PARAMETERS, PARAMETERS

To get the best LC trace from a given column, there are lots of things you can do, most of them the same as for GC (see “Gas Chromatography, Parameters, Parameters”).

Eluent Flow Rate

The faster the eluent flows ,the faster the compounds are pushed through the column. Because they spend less time in the stationary phase, they don’t separate as well and the LCpeaks come out very sharp but not well separated. If you slow the eluent down too much, the compounds spend so much time in the stationary phase that the peaks broaden and overlap gets very bad. The optimum is, as always, the best separation you need, in the shortest amount of time. One big difference in LC is the need to worry about back-pressure. If you try for very high flow rates, the LC column packing tends to collapse under the pressure of the liquid. This, then, is the cause of the back-pressure, resistance of the column packing.

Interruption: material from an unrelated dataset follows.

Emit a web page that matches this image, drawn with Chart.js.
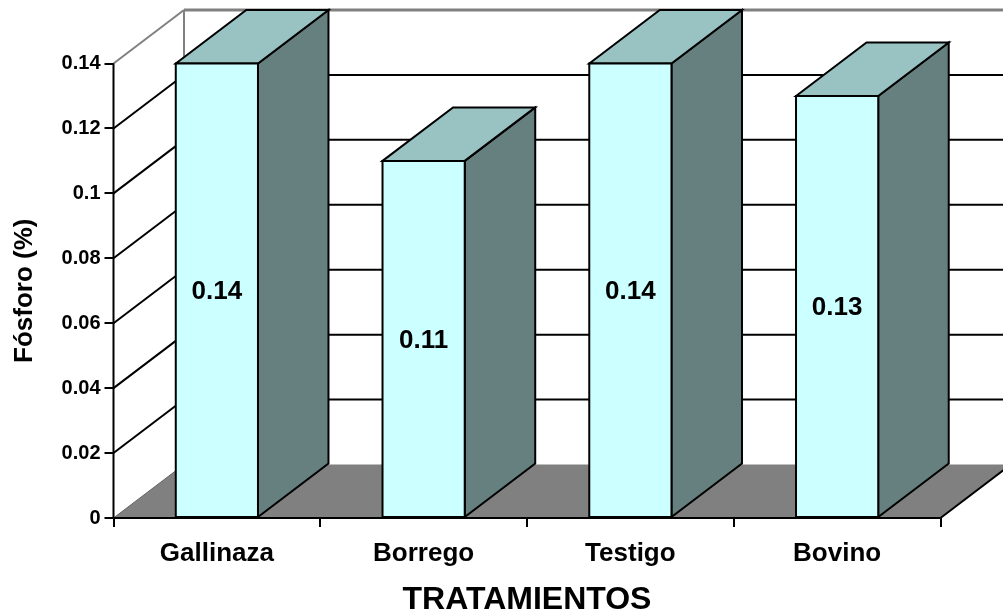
<!DOCTYPE html>
<html>
<head>
<meta charset="utf-8">
<style>
  html, body { margin: 0; padding: 0; background: #fff; overflow: hidden; }
  #wrap { width: 1003px; height: 616px; }
</style>
</head>
<body>
<div id="wrap"><canvas id="grafica" width="1003" height="616"></canvas></div>
<script src="https://cdn.jsdelivr.net/npm/chart.js@4"></script>
<script>
// datos de la grafica
const tratamientos = ['Gallinaza', 'Borrego', 'Testigo', 'Bovino'];
const fosforo = [0.14, 0.11, 0.14, 0.13];
const ticksY = [0, 0.02, 0.04, 0.06, 0.08, 0.1, 0.12, 0.14];

// desplazamiento de la profundidad 3D
const fondoX = 70.5;
const fondoY = -53.5;
const fuente = 'Arial, "Liberation Sans", sans-serif';

function cara(ctx, puntos, relleno, borde, grosor) {
    ctx.beginPath();
    puntos.forEach(function (p, i) {
        if (i === 0) ctx.moveTo(p[0], p[1]);
        else ctx.lineTo(p[0], p[1]);
    });
    ctx.closePath();
    if (relleno) {
        ctx.fillStyle = relleno;
        ctx.fill();
    }
    if (borde) {
        ctx.strokeStyle = borde;
        ctx.lineWidth = grosor;
        ctx.lineJoin = 'miter';
        ctx.stroke();
    }
}

function linea(ctx, x1, y1, x2, y2, color, grosor) {
    ctx.beginPath();
    ctx.moveTo(x1, y1);
    ctx.lineTo(x2, y2);
    ctx.strokeStyle = color;
    ctx.lineWidth = grosor;
    ctx.stroke();
}

// paredes, piso y rejilla en perspectiva, detras de las barras
const paredes = {
    id: 'paredes',
    beforeDatasetsDraw(chart) {
        const ctx = chart.ctx;
        const a = chart.chartArea;
        const y = chart.scales.y;
        ctx.save();
        // piso
        cara(ctx, [
            [a.left, a.bottom],
            [a.right, a.bottom],
            [a.right + fondoX, a.bottom + fondoY],
            [a.left + fondoX, a.bottom + fondoY]
        ], '#808080', null, 0);
        linea(ctx, a.left, a.bottom, a.left + fondoX, a.bottom + fondoY, '#666666', 1);
        linea(ctx, a.right, a.bottom, a.right + fondoX, a.bottom + fondoY, '#000000', 2);

        // rejilla: pared izquierda y pared del fondo
        ticksY.forEach(function (t) {
            const py = y.getPixelForValue(t);
            if (t === 0) return;
            const ultimo = t === ticksY[ticksY.length - 1];
            const color = ultimo ? '#808080' : '#000000';
            linea(ctx, a.left, py, a.left + fondoX, py + fondoY, color, 2);
            linea(ctx, a.left + fondoX, py + fondoY, a.right + fondoX, py + fondoY, color, ultimo ? 3 : 2);
        });
        // arista vertical del fondo
        linea(ctx, a.left + fondoX, a.top + fondoY, a.left + fondoX, a.bottom + fondoY, '#808080', 2);
        ctx.restore();
    },
    afterDatasetsDraw(chart) {
        const ctx = chart.ctx;
        const a = chart.chartArea;
        const meta = chart.getDatasetMeta(0);
        ctx.save();
        meta.data.forEach(function (barra) {
            const izq = barra.x - barra.width / 2;
            const der = barra.x + barra.width / 2;
            const arriba = barra.y;
            const base = barra.base;
            // cara lateral
            cara(ctx, [
                [der, arriba],
                [der + fondoX, arriba + fondoY],
                [der + fondoX, base + fondoY],
                [der, base]
            ], '#668080', '#000000', 2);
            // cara superior
            cara(ctx, [
                [izq, arriba],
                [izq + fondoX, arriba + fondoY],
                [der + fondoX, arriba + fondoY],
                [der, arriba]
            ], '#99C2C2', '#000000', 2);
            // cara frontal
            cara(ctx, [
                [izq, arriba],
                [der, arriba],
                [der, base],
                [izq, base]
            ], '#CCFFFF', '#000000', 2);
        });
        // ejes frontales
        linea(ctx, a.left, a.top, a.left, a.bottom, '#000000', 2);
        linea(ctx, a.left, a.bottom, a.right, a.bottom, '#000000', 2);

        // etiquetas de valor
        ctx.fillStyle = '#000000';
        ctx.font = 'bold 26px ' + fuente;
        ctx.textAlign = 'center';
        ctx.textBaseline = 'middle';
        meta.data.forEach(function (barra, i) {
            ctx.fillText(fosforo[i].toFixed(2), barra.x, (barra.y + barra.base) / 2 + 1.5);
        });
        ctx.restore();
    }
};

const config = {
    type: 'bar',
    data: {
        labels: tratamientos,
        datasets: [{
            data: fosforo,
            backgroundColor: '#CCFFFF',
            barPercentage: 0.8,
            categoryPercentage: 0.497
        }]
    },
    options: {
        responsive: false,
        animation: false,
        layout: {
            padding: { left: 0, right: 62.5, top: 63.5, bottom: 0 }
        },
        plugins: {
            legend: { display: false },
            tooltip: { enabled: false }
        },
        scales: {
            x: {
                offset: true,
                grid: {
                    display: true,
                    drawOnChartArea: false,
                    offset: true,
                    color: '#000000',
                    lineWidth: 2,
                    tickLength: 9
                },
                border: { display: false },
                ticks: {
                    color: '#000000',
                    padding: 11,
                    font: { family: fuente, size: 26, weight: 'bold' }
                },
                title: {
                    display: true,
                    text: 'TRATAMIENTOS',
                    color: '#000000',
                    padding: { top: 10, bottom: -3 },
                    font: { family: fuente, size: 32, weight: 'bold' }
                },
                afterFit(scale) { scale.height = 98; }
            },
            y: {
                min: 0,
                max: 0.14,
                afterBuildTicks(scale) {
                    scale.ticks = ticksY.map(function (v) { return { value: v }; });
                },
                grid: {
                    display: true,
                    drawOnChartArea: false,
                    color: '#000000',
                    lineWidth: 2,
                    tickLength: 9
                },
                border: { display: false },
                ticks: {
                    color: '#000000',
                    padding: 4,
                    font: { family: fuente, size: 20, weight: 'bold' },
                    callback(value) { return String(value); }
                },
                title: {
                    display: true,
                    text: 'Fósforo (%)',
                    color: '#000000',
                    padding: { top: 9, bottom: 4 },
                    font: { family: fuente, size: 26, weight: 'bold' }
                },
                afterFit(scale) { scale.width = 113.5; }
            }
        }
    },
    plugins: [paredes]
};

const ctx = document.getElementById('grafica').getContext('2d');
const grafica = new Chart(ctx, config);
</script>
</body>
</html>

If the pressures get too high, you may burst the tubing in the system, damaging the pump…..all sorts of fun things.

Temperature

Not many LC setups have ovens for temperatures like those for GC. This is because eluents tend to boil at temperatures much lower than the compounds on the column, which are usually solids anyway. And eluent bubbling problems are bad enough, without actually boiling the solvent in the column. This is not to say that LC results are independent of temperature. They’re not. But if a column oven for LC is present, its purpose more likely is to keep stray drafts and sudden chills away than to have a hot time.

Eluent Composition

You can vary the composition of the eluent (mobile phase) in HPLC a lot more than in GC, so there’s not really much correspondence. Substitute nitrogen for helium in GC and usually the sensitivity decreases, but the retention times stay the same. Changing the mobile phases—the gases—in GC doesn’t have a very big effect on the separation or retention time.

There are much better parallels to HPLC: TLC or column chromatography. Vary the eluents in these techniques and you get widely different results. With a normal-phase silica-based column, you can get results similar to those from silica gel TLC plates.